The Foundation Fighting Blindness financed the PNAS study. Its chief scientific officer, Gerald Chader, stated that "restoration of lost vision in an animal model with a severe retinal degenerative disease offers hope that we may be able to develop sight-restoring treatments for other forms of retinal degeneration before retinal cells die. With advances in genetic research, we are at last able to understand the causes of vision loss and develop treatments that overcome a gene defect."
Adding Interleukin-2 Treatment To HAART's Anti-HIV Regimen Boosted T Cells' CD4+ Levels
Is HAART enough? The current, widespread "highly active antiretroviral therapy" knocks the AIDS virus down but not out. The first randomized, controlled trial of interleukin-2 (IL-2) therapy combined with HAART markedly boosted CD4+ without increasing HIV levels in patients' blood.
Results of the eight-center trial are reported in the Journal of the American Medical Association (JAMA), dated July 12, 2000, under the title: "Immunologic and virologic effects of subcutaneous IL-2 treatment in combination with antiretroviral therapy: A randomized controlled trial." Its authors are at NIH's National Institute of Allergy and Infectious Diseases (NIAID).

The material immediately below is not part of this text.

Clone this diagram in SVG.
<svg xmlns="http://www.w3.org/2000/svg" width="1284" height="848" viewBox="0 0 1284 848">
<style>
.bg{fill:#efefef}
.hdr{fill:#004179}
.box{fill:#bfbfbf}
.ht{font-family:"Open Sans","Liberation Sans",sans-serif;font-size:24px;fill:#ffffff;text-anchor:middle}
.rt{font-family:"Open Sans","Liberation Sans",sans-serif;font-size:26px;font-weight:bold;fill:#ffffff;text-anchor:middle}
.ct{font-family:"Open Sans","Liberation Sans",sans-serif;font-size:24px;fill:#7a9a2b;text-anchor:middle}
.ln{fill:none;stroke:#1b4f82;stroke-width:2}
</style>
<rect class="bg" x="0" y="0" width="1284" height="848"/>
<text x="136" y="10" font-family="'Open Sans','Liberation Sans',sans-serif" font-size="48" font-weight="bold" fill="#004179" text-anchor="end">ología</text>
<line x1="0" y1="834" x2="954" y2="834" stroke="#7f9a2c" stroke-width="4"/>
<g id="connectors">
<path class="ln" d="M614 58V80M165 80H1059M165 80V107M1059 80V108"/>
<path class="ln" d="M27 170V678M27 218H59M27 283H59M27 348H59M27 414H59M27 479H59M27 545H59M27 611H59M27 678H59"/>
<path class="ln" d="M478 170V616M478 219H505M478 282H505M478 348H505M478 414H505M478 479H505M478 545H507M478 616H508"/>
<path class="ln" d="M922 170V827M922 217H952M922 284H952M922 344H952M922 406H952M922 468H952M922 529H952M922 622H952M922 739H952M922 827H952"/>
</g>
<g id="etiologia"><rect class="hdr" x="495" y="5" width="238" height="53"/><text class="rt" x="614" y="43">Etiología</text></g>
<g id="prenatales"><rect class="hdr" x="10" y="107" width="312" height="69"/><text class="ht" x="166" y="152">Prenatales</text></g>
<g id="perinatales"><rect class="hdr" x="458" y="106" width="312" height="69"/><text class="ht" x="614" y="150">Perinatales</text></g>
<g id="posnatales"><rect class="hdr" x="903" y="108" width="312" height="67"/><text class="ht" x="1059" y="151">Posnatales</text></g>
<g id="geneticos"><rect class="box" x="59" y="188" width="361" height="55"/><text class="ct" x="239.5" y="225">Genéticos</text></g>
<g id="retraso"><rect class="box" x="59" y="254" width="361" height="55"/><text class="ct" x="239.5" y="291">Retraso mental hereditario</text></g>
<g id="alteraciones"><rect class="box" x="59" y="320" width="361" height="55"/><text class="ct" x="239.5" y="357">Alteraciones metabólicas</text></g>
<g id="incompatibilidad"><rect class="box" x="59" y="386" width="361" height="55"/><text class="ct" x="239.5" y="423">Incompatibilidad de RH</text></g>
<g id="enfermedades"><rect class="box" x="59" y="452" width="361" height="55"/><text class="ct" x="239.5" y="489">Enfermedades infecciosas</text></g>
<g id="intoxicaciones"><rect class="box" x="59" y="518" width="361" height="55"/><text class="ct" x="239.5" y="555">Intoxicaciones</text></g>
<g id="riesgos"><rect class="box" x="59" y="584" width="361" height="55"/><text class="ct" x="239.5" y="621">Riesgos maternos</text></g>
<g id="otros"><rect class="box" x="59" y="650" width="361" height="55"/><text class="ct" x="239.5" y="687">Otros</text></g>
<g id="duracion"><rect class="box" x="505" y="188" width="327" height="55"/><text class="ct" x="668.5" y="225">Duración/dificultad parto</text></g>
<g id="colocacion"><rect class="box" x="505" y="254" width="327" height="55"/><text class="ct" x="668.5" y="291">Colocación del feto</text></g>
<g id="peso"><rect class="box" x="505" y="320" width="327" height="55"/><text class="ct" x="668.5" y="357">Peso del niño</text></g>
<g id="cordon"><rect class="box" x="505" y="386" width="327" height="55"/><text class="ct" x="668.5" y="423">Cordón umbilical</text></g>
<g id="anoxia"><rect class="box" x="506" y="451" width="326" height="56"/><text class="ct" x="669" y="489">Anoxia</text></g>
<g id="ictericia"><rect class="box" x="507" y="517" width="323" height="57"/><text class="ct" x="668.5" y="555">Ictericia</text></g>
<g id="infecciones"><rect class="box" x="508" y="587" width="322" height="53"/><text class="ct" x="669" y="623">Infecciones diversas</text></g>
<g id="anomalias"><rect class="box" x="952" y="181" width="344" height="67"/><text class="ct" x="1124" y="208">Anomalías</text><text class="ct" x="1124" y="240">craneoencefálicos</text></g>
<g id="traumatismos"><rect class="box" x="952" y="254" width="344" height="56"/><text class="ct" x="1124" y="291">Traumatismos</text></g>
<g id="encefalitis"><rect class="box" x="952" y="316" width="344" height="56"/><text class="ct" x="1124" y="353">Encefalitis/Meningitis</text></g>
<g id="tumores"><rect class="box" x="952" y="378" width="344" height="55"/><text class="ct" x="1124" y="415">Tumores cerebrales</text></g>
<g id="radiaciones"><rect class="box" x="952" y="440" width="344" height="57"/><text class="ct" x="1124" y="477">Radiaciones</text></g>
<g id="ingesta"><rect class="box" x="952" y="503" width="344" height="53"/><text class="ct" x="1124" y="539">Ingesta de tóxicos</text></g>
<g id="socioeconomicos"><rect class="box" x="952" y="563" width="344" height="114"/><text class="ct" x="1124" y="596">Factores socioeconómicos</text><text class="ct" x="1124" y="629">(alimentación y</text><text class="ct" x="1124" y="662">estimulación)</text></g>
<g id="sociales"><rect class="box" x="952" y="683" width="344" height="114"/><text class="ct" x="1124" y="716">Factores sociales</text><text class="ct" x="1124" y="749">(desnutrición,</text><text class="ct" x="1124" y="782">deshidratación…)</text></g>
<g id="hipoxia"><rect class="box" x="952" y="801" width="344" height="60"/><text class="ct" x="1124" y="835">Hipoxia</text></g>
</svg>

That two-year clinical trial, from April 1996 to April 1998, enrolled 78 HIV-infected volunteers already on the HAART regimen, half of whom had IL-2 added to their therapy. After one year of treatment, those in the IL-2 add-on group had an average 112 percent jump in their CD4+ counts, compared with 18 percent in the HAART-only control cohort. Moreover, their viral load in blood declined slightly.

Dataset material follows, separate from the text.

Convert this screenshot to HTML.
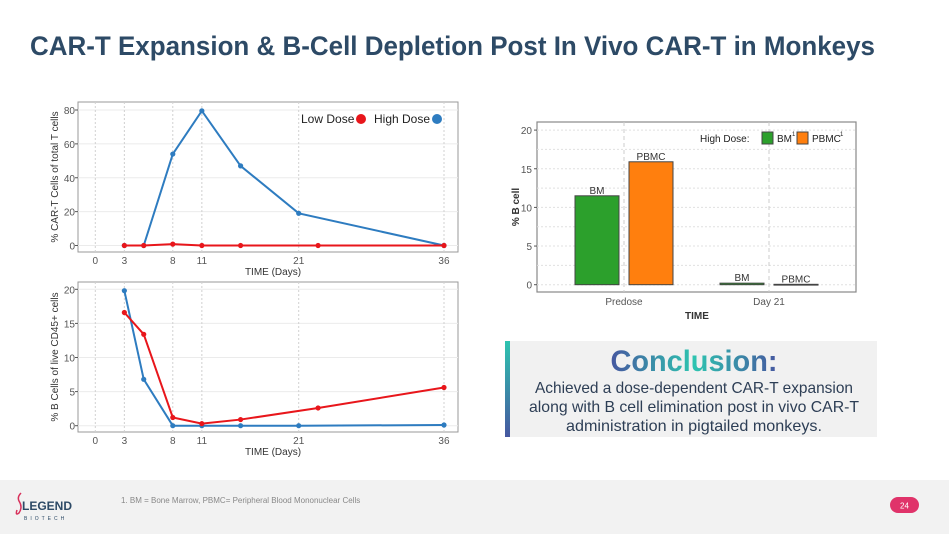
<!DOCTYPE html>
<html><head><meta charset="utf-8"><style>
body{margin:0;background:#fff;}
svg{display:block;font-family:"Liberation Sans",sans-serif;}
</style></head><body>
<svg id="s" width="949" height="534" viewBox="0 0 949 534">
<defs>
<linearGradient id="gbar" x1="0" y1="0" x2="0" y2="1"><stop offset="0" stop-color="#2ec4b0"/><stop offset="1" stop-color="#4657a0"/></linearGradient>
<linearGradient id="gtitle" x1="0" y1="0" x2="1" y2="0"><stop offset="0" stop-color="#4657a0"/><stop offset="0.5" stop-color="#2ec4b0"/><stop offset="1" stop-color="#4657a0"/></linearGradient>
</defs>
<text x="30" y="55" font-size="27" font-weight="bold" fill="#2d4a66" textLength="845" lengthAdjust="spacingAndGlyphs">CAR-T Expansion &amp; B-Cell Depletion Post In Vivo CAR-T in Monkeys</text>

<g id="c1"></g>
<g id="c2"></g>
<g id="c3"></g>

<g>
<rect x="505" y="341" width="372" height="96" fill="#f1f1f1"/>
<rect x="505" y="341" width="5" height="96" fill="url(#gbar)"/>
<text x="694" y="371" font-size="30" font-weight="bold" fill="url(#gtitle)" text-anchor="middle" textLength="167" lengthAdjust="spacingAndGlyphs">Conclusion:</text>
<g font-size="16" fill="#2d3e55" text-anchor="middle">
<text x="694" y="393" textLength="318" lengthAdjust="spacingAndGlyphs">Achieved a dose-dependent CAR-T expansion</text>
<text x="694" y="412" textLength="330" lengthAdjust="spacingAndGlyphs">along with B cell elimination post in vivo CAR-T</text>
<text x="694" y="431" textLength="256" lengthAdjust="spacingAndGlyphs">administration in pigtailed monkeys.</text>
</g>
</g>

<g>
<rect x="0" y="480" width="949" height="54" fill="#f2f2f2"/>
<g>
<path d="M21 493 q-4 4 -2 8 q4 6 0 12 q-4 3 -2 -3" fill="none" stroke="#d8315b" stroke-width="1.5"/>
<text x="22" y="510" font-size="12" font-weight="bold" fill="#2d4a66">LEGEND</text>
<text x="24" y="520" font-size="5" fill="#2d4a66" letter-spacing="3">BIOTECH</text>
</g>
<text x="121" y="503" font-size="8" fill="#888">1.    BM = Bone Marrow, PBMC= Peripheral Blood Mononuclear Cells</text>
<rect x="890" y="497" width="29" height="16" rx="8" fill="#e0336a"/>
<text x="904.5" y="508.5" font-size="8" fill="#fff" text-anchor="middle">24</text>
</g>
</svg>
<script>
const NS="http://www.w3.org/2000/svg";
function mk(p,tag,a,txt){const e=document.createElementNS(NS,tag);for(const k in a)e.setAttribute(k,a[k]);if(txt!==undefined)e.textContent=txt;p.appendChild(e);return e;}

// Chart 1 data
const c1Days=[3,5,8,11,15,21,36];
const c1High=[0,0,54,79.5,47,19,0];
const c1LowDays=[3,5,8,11,15,23,36];
const c1Low=[0,0,0.8,0,0,0,0];
const c1YTicks=[0,20,40,60,80];
const xTicks=[0,3,8,11,21,36];
// Chart 2 data
const c2Days=[3,5,8,11,15,21,36];
const c2High=[19.8,6.8,0,0,0,0,0.1];
const c2LowDays=[3,5,8,11,15,23,36];
const c2Low=[16.6,13.4,1.2,0.3,0.9,2.6,5.6];
const c2YTicks=[0,5,10,15,20];
// Chart 3 data
const c3Groups=["Predose","Day 21"];
const c3BM=[11.5,0.2];
const c3PBMC=[15.9,0.05];
const c3YTicks=[0,5,10,15,20];

function lineChart(g,o){
  const x=d=>95.3+d*9.686;
  const y=v=>o.y0-(v/o.ymax)*(o.y0-o.ytop);
  mk(g,"rect",{x:78,y:o.boxTop,width:380,height:150,fill:"#fff",stroke:"#999","stroke-width":1});
  o.yt.forEach(v=>{mk(g,"line",{x1:78,x2:458,y1:y(v),y2:y(v),stroke:"#ebebeb"});
    mk(g,"text",{x:75,y:y(v)+4,"font-size":10,fill:"#555","text-anchor":"end"},v);
    mk(g,"line",{x1:75,x2:78,y1:y(v),y2:y(v),stroke:"#555"});});
  xTicks.forEach(d=>{mk(g,"line",{x1:x(d),x2:x(d),y1:o.boxTop,y2:o.boxTop+150,stroke:"#d0d0d0","stroke-dasharray":"2,2"});
    mk(g,"text",{x:x(d),y:o.boxTop+162,"font-size":10,fill:"#555","text-anchor":"middle"},d);});
  mk(g,"text",{x:273,y:o.boxTop+173,"font-size":10,fill:"#333","text-anchor":"middle"},"TIME (Days)");
  const yl=mk(g,"text",{x:0,y:0,"font-size":10,fill:"#333","text-anchor":"middle",transform:`translate(58,${o.boxTop+75}) rotate(-90)`},o.ylab);
  
  
  const series=[[o.hd,o.hv,"#2e7cc0","high-dose-line"],[o.ld,o.lv,"#e8161b","low-dose-line"]];
  series.forEach(([ds,vs,c,n])=>{
    const pts=ds.map((d,i)=>x(d)+","+y(vs[i])).join(" ");
    const pl=mk(g,"polyline",{points:pts,fill:"none",stroke:c,"stroke-width":2});
    
    
    ds.forEach((d,i)=>{const p=mk(g,"circle",{cx:x(d),cy:y(vs[i]),r:2.6,fill:c});
      
      });
  });
}
lineChart(document.getElementById("c1"),{boxTop:102,y0:245.5,ytop:110,ymax:80,yt:c1YTicks,ylab:"% CAR-T Cells of total T cells",hd:c1Days,hv:c1High,ld:c1LowDays,lv:c1Low});
lineChart(document.getElementById("c2"),{boxTop:282,y0:425.7,ytop:289.3,ymax:20,yt:c2YTicks,ylab:"% B Cells of live CD45+ cells",hd:c2Days,hv:c2High,ld:c2LowDays,lv:c2Low});
// legend chart1
(function(){const g=document.getElementById("c1");
 const l=mk(g,"g",{});
 
 
 mk(l,"text",{x:301,y:123,"font-size":12,fill:"#222"},"Low Dose");
 mk(l,"circle",{cx:361,cy:119,r:5,fill:"#e8161b"});
 mk(l,"text",{x:374,y:123,"font-size":12,fill:"#222"},"High Dose");
 mk(l,"circle",{cx:437,cy:119,r:5,fill:"#2e7cc0"});})();

// bar chart
(function(){const g=document.getElementById("c3");
 const y=v=>284.7-v*7.73;
 const gx=[624,769];
 mk(g,"rect",{x:537,y:122,width:319,height:170,fill:"#fff",stroke:"#888","stroke-width":1.2});
 c3YTicks.forEach(v=>{mk(g,"line",{x1:537,x2:856,y1:y(v),y2:y(v),stroke:"#e0e0e0","stroke-dasharray":"2,2"});
   if(v<20) mk(g,"line",{x1:537,x2:856,y1:y(v+2.5),y2:y(v+2.5),stroke:"#e0e0e0","stroke-dasharray":"2,2"});
   mk(g,"text",{x:532,y:y(v)+4,"font-size":10,fill:"#555","text-anchor":"end"},v);
   mk(g,"line",{x1:534,x2:537,y1:y(v),y2:y(v),stroke:"#555"});});
 c3Groups.forEach((n,i)=>{mk(g,"line",{x1:gx[i],x2:gx[i],y1:122,y2:292,stroke:"#ccc","stroke-dasharray":"4,3"});
   mk(g,"text",{x:gx[i],y:305,"font-size":10,fill:"#555","text-anchor":"middle"},n);
   [[c3BM,"#2ca02c","BM",-49],[c3PBMC,"#ff7f0e","PBMC",5]].forEach(([arr,c,lab,off])=>{
     const v=arr[i];
     const b=mk(g,"rect",{x:gx[i]+off,y:y(v),width:44,height:Math.max(284.7-y(v),0.8),fill:c,stroke:"#444","stroke-width":1});
     
     
     mk(g,"text",{x:gx[i]+off+22,y:y(v)-2,"font-size":10,fill:"#333","text-anchor":"middle"},lab);
   });});
 mk(g,"text",{x:697,y:319,"font-size":10,"font-weight":"bold",fill:"#333","text-anchor":"middle"},"TIME");
 mk(g,"text",{x:0,y:0,"font-size":10,"font-weight":"bold",fill:"#333","text-anchor":"middle",transform:"translate(519,207) rotate(-90)"},"% B cell");
 const l=mk(g,"g",{});
 
 
 mk(l,"text",{x:700,y:142,"font-size":10,fill:"#222"},"High Dose:");
 mk(l,"rect",{x:762,y:132,width:11,height:12,fill:"#2ca02c",stroke:"#444"});
 mk(l,"text",{x:777,y:142,"font-size":10,fill:"#222"},"BM");
 mk(l,"text",{x:792,y:136,"font-size":6,fill:"#222"},"1");
 mk(l,"rect",{x:797,y:132,width:11,height:12,fill:"#ff7f0e",stroke:"#444"});
 mk(l,"text",{x:812,y:142,"font-size":10,fill:"#222"},"PBMC");
 mk(l,"text",{x:840,y:136,"font-size":6,fill:"#222"},"1");
})();
</script>
</body></html>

IL-2 is produced by T cells - HIV's target. It potently enhances immune defenses, mainly T cells, B cells and natural killer cells. "The ultimate role of IL-2," observed the JAMA paper's senior author, "if it is found to benefit patients on antiretroviral therapy, would be to offer yet another means of maintaining quality of life and decreasing the incidence of AIDS-defining events. That is the goal. That is the hope."
Proprietary Cell Pathways Drug Instigates Assisted Tumor Suicide In Multiple Cancers
In the war on cancer, death is a much-desired outcome - the death of tumor cells, that is. In cancer chemotherapy, many of the drugs in use bluntly kill fast-dividing cells, which by definition are usually cancerous ones. The July 1, 2000, issue of the journal Cancer Research reports a different strategy - forcing the target cells to commit suicide - that is, apoptosis.
The article's title reads: "Exisulind induction of apoptosis involves guanosine 3',5'-monophosphate [GMP] phosphodiesterase [PDE] inhibition, protein kinase G activation, and attenuated b-catenin." Its principal authors are scientists at Cell Pathways Inc. in Horsham, Pa.
Working backward through the title's run-up to cell death by apoptosis, beta-catenin is a regulatory protein that causes excessive cell growth in colon cancer. There it accumulates unduly when mutations occur in the gene for adenomatous polyposis coli. This is the non-malignant precursor to colon cancer per se. At the title's beginning, exisulind (trademarked Aptosyn) is a proprietary Cell Pathways drug, a non-steroidal, anti-inflammatory agent. In between are the PDE gene families, overexpressed in cancerous and precancerous cells of the colon.
Inhibiting this chain of events ends up with the programmed cell death of the tumor-tainted cells, while sparing normal ones.